▼

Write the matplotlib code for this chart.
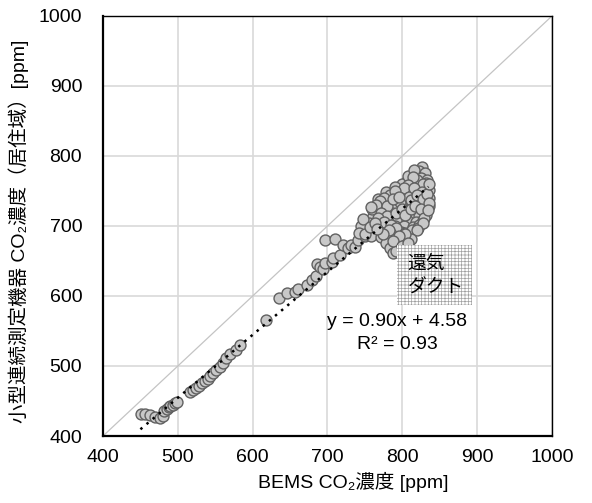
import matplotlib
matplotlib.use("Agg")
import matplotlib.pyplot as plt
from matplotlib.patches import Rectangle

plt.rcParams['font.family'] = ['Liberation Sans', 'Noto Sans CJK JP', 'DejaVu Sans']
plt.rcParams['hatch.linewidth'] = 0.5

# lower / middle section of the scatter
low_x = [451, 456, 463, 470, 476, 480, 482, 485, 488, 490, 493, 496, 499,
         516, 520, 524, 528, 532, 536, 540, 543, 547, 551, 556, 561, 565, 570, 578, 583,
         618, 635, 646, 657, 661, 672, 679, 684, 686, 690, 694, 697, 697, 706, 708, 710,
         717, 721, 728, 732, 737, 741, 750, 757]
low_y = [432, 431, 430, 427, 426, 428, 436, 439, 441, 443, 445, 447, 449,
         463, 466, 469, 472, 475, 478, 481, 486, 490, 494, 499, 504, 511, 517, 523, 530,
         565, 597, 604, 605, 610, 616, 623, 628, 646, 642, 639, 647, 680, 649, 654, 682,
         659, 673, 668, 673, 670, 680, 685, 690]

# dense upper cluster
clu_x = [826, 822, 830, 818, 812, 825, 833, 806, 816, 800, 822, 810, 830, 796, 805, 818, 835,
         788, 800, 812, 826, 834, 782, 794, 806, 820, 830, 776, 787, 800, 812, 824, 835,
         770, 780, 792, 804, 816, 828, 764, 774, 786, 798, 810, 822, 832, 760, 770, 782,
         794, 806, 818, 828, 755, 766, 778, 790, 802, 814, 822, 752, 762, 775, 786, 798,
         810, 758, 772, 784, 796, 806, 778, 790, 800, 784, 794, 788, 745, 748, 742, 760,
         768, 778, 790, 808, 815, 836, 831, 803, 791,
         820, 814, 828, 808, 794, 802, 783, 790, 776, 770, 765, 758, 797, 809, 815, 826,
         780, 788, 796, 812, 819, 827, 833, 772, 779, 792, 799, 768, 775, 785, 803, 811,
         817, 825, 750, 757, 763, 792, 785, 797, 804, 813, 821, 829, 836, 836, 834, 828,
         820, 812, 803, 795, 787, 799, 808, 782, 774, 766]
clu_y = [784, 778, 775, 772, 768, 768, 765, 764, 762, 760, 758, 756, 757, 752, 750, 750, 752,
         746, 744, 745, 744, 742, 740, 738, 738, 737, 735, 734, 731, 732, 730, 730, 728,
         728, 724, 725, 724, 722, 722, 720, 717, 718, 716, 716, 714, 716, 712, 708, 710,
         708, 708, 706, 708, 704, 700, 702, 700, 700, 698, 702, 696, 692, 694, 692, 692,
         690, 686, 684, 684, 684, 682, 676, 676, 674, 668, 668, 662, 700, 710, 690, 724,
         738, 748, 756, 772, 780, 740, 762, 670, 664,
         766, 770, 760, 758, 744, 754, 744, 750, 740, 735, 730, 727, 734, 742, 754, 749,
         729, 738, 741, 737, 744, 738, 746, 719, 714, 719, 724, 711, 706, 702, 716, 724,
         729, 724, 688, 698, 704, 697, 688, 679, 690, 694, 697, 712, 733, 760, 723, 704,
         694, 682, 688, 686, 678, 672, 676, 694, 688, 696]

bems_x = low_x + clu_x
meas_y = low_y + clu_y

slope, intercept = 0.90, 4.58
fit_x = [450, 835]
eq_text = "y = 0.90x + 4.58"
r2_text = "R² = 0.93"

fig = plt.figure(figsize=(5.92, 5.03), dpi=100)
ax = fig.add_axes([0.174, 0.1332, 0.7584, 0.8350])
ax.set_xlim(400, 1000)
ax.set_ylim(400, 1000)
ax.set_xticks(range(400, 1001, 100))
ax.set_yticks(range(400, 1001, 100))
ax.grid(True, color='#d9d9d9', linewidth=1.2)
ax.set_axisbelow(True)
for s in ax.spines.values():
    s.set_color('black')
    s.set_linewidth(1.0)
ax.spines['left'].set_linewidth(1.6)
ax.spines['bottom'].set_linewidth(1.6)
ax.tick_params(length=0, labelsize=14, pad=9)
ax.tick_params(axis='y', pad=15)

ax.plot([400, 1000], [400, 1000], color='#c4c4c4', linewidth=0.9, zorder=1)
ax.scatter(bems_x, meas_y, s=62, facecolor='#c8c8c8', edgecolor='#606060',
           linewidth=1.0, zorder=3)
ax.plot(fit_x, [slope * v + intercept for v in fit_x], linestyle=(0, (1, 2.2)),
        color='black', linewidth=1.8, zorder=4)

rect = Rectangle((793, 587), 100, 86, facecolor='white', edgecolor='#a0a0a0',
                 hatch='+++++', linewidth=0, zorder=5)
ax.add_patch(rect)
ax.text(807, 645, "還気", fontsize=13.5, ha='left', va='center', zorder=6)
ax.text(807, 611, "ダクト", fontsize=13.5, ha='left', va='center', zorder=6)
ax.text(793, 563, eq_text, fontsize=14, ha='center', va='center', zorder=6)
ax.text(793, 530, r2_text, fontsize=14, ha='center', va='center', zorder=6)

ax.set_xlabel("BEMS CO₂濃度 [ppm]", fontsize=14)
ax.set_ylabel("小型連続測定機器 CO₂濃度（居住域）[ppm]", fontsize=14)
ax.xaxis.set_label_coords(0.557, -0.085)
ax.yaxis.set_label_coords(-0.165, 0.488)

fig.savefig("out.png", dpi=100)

▲
▼

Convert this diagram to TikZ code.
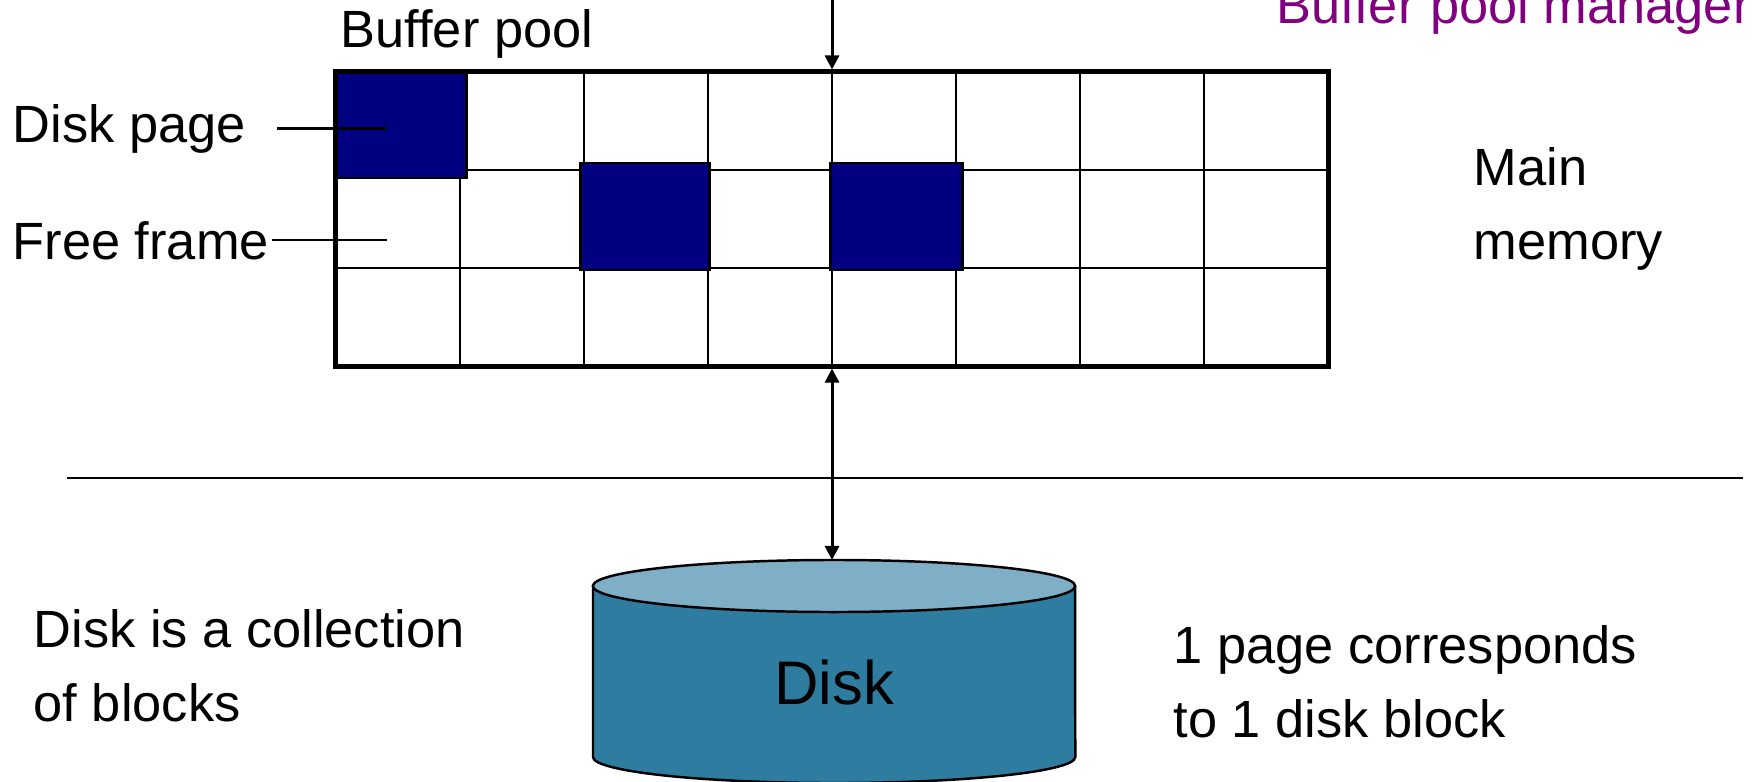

▲
▼

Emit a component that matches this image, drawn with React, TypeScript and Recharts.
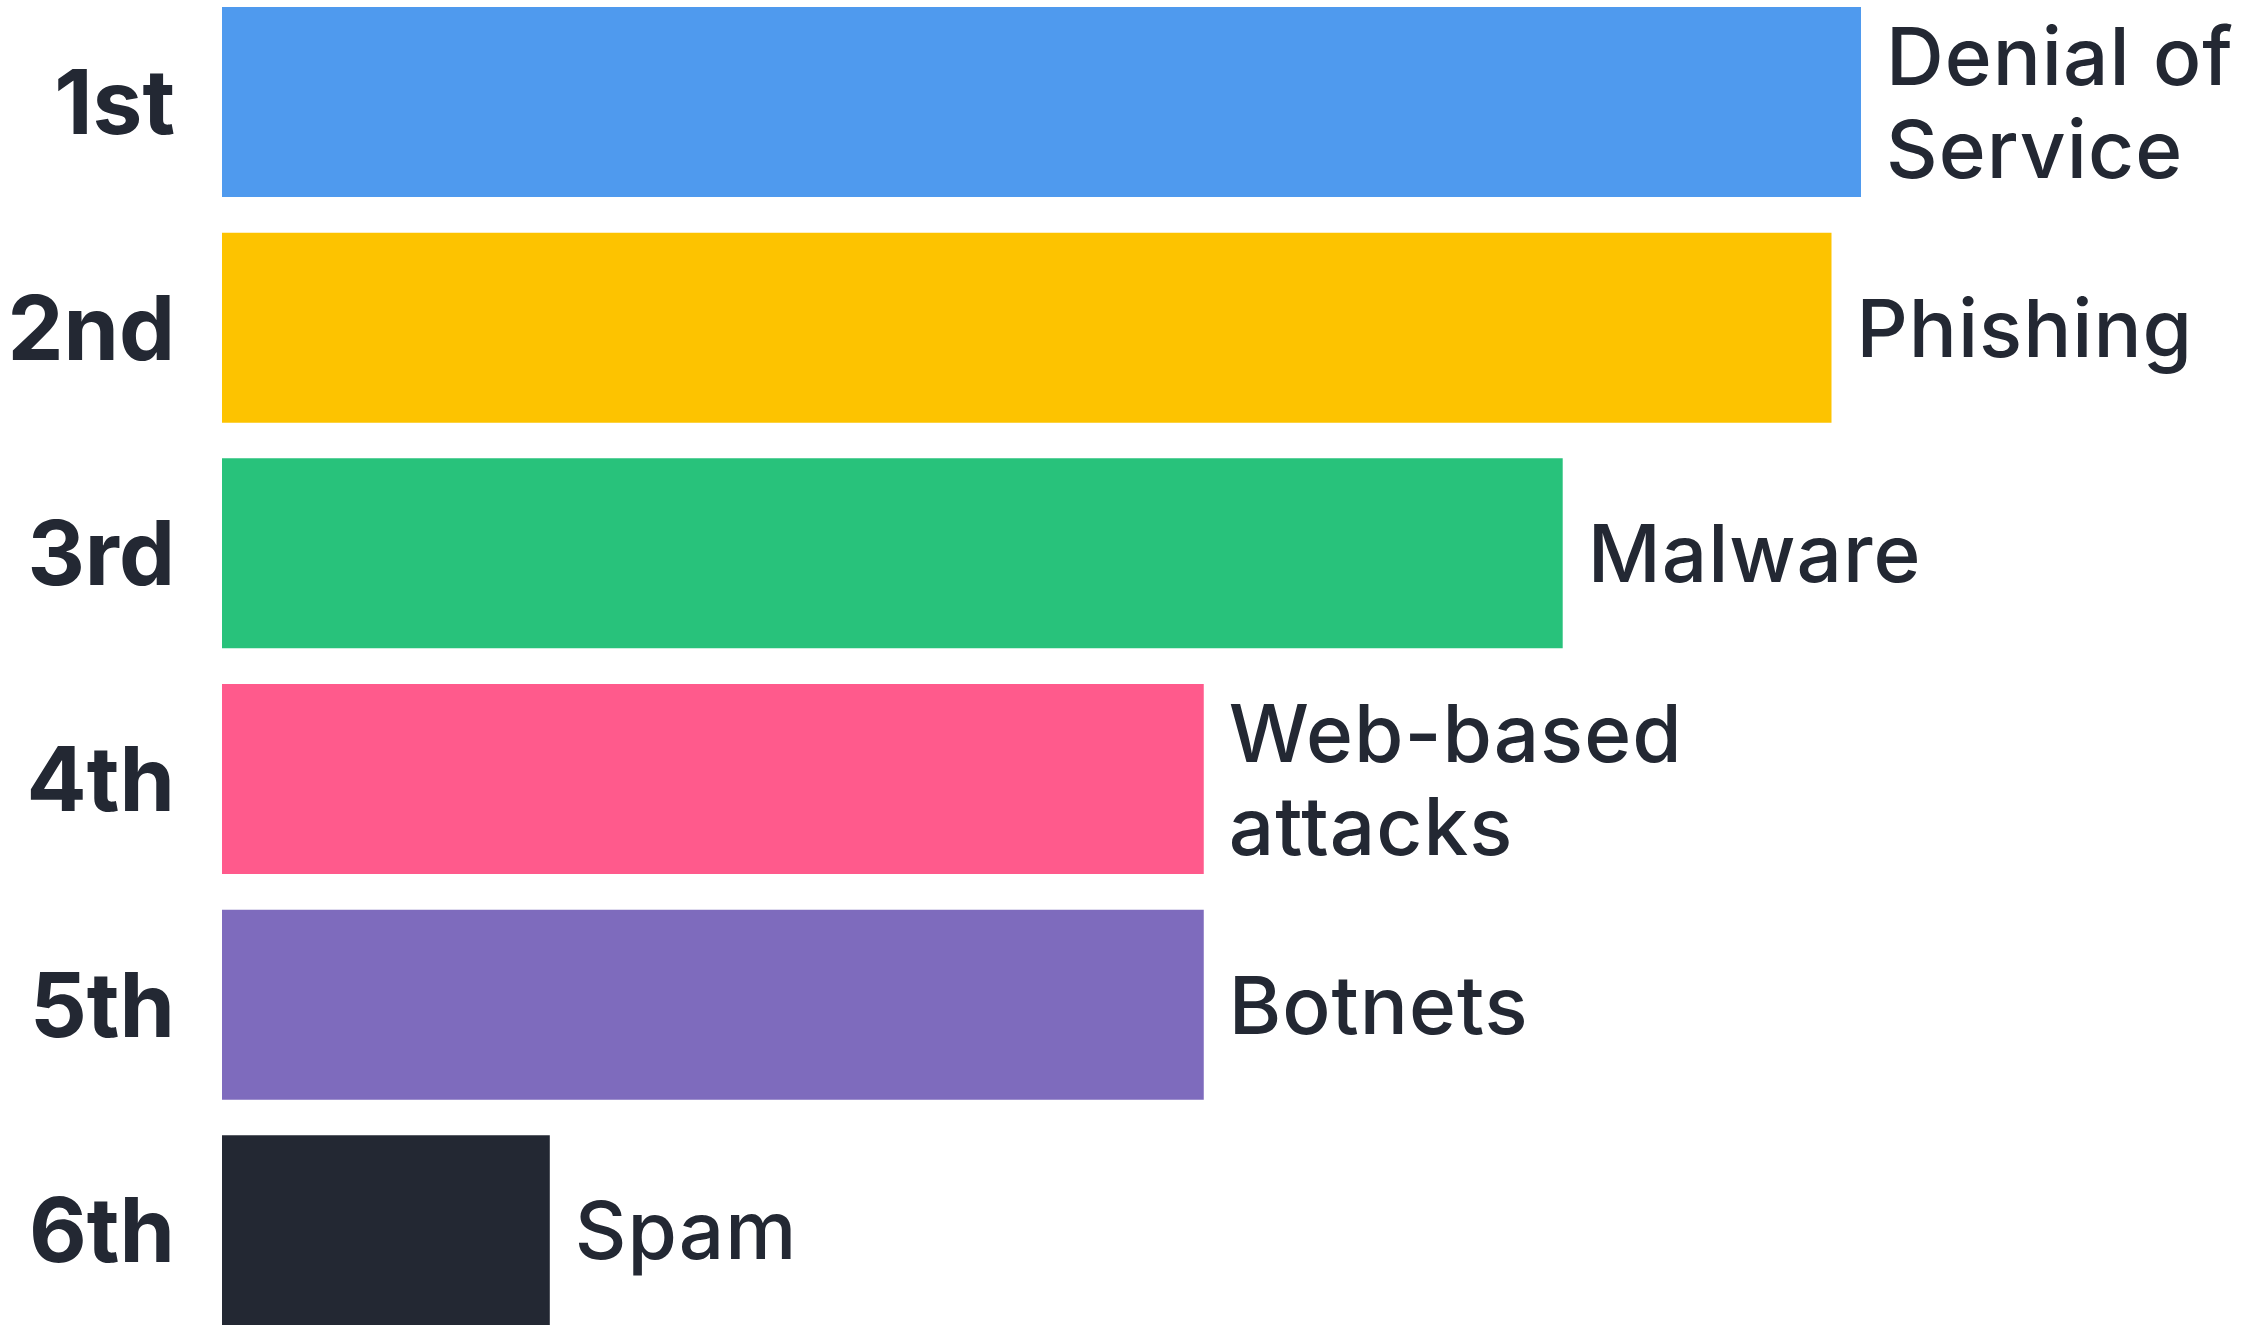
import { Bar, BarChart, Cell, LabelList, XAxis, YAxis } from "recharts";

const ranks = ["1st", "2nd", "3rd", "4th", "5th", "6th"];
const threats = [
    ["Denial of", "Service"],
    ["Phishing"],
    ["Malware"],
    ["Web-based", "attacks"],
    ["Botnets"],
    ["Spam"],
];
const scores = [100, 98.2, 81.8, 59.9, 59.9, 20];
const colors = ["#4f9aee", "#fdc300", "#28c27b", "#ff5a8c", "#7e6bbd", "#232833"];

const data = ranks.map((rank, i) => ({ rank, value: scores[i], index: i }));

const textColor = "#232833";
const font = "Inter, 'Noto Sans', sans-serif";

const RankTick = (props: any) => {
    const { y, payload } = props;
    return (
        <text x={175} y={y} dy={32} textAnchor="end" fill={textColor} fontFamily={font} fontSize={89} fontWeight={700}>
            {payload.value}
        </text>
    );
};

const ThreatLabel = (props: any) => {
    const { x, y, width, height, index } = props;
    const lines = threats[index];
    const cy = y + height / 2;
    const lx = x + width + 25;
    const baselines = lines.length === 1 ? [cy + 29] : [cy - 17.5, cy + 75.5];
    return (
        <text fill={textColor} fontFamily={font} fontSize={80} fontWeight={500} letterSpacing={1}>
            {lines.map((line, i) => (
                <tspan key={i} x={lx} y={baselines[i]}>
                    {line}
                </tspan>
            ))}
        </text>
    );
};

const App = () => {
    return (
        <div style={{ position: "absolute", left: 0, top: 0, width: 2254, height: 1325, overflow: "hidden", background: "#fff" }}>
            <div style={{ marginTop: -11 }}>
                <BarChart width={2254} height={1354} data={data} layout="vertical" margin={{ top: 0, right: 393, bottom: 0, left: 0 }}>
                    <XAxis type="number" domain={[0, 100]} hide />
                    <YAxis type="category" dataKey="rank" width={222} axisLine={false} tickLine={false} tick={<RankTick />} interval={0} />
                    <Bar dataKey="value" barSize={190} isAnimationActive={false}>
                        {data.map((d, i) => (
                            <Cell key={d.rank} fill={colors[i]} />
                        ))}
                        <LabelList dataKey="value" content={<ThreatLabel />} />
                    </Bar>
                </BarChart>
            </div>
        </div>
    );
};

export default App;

▲

## The problem
Output exactly the lines from the one containing "Emit a component" through the one containing "LabelList, XAxis, YAxis", both included, and nothing else; leave out any pictures.

## Expected answer
Emit a component that matches this image, drawn with React, TypeScript and Recharts.
import { Bar, BarChart, Cell, LabelList, XAxis, YAxis } from "recharts";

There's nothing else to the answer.